He was bald, about 50 years old, one of half a dozen survivors clinging to twisted wreckage bobbing in the icy Potomac when the first helicopter arrived. To the copter's two-man Park Police crew he seemed the most alert.
Life vests were dropped, then a flotation ball. The man passed them to the others. On two occasions, the crew recalled last night, he handed away a life line from the hovering machine that could have dragged him to safety.
The helicopter crew--who rescued five people, the only persons who survived from the jetliner--lifted a woman to the riverbank, then dragged three more persons across the ice to safety. Then the life line saved a woman who was trying to swim away from the sinking wreckage, and the helicopter pilot, Donald W. Usher, returned to the scene but the man was gone.
"That guy was amazing," said M. E. (Gene) Windsor, the paramedic aboard the craft. "All I can tell you is I've never seen that kind of guts. It seemed to me like he decided that the women, the men who were bleeding, needed to get out before him, and even as he was going under he stuck to his decision and helped them get out."

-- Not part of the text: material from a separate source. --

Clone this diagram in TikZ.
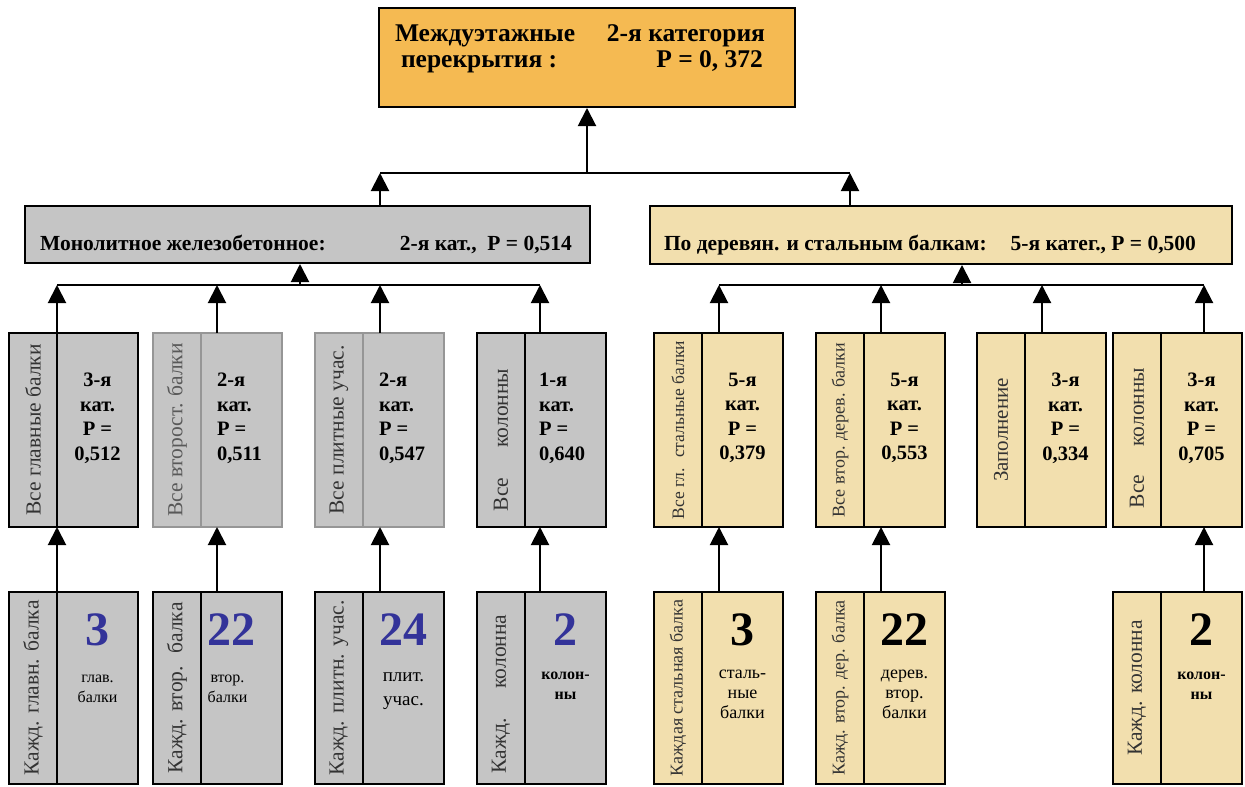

"Gene and I were talking as we went back over," said Usher, who flew helicopter combat missions in Vietnam, "and we said even if he was under and we could see him we were going to get him. Man, that was bravery."
But there was no trace of the man, whose identity could not be learned last night.
Usher and Windsor flew to the crash site from the Anacostia Naval Annex in their seven-seat Bell Jet Ranger helicopter, designated Eagle One by the Park Police. They arrived at the scene within six minutes and could see six people waving, screaming and struggling to stay afloat on the broken fuselage of the 737 Air Florida jetliner. After dropping floating balls and life vests, Usher lowered the craft so that Windsor could reach the survivors with a 30-foot rope.
"At first they didn't understand what to do with the rope," Windsor, the paramedic, said. "I guess they were in shock. They just wanted to hold on to it."
Windsor gestured for nearly a minute, he said, before the bald man helped a woman slide the rope around her body. The helicopter then rose and, with the woman dangling below, carried her to the river bank where ambulances were waiting.
The copter went back and this time the bald man helped three other survivors into the rope loop. The helicopter could not ascend with that big a load, Windsor said, so Usher flew forward, slowly dragging them across the cracked ice to the river bank. One of the three lost her grip but was rescued by aman who dove into the water.
When the helicopter went back the bald man was still afloat and he pointed to a woman swimming away from the wreckage. That woman tried to hold onto the rope as the helicopter flew toward shore, dragging her, Windsor said, but couldn't. Usher dipped the helicopter's landing skids into the water and Windsor pulled the woman onto the skids where she rode to shore.
Then the helicopter returned to the river. "We looked in the water, in the wreck, everywhere," said Windsor, "but he was gone. You can't stay in that cold water for too long. Whoever he was the people who were saved owe their lives to him."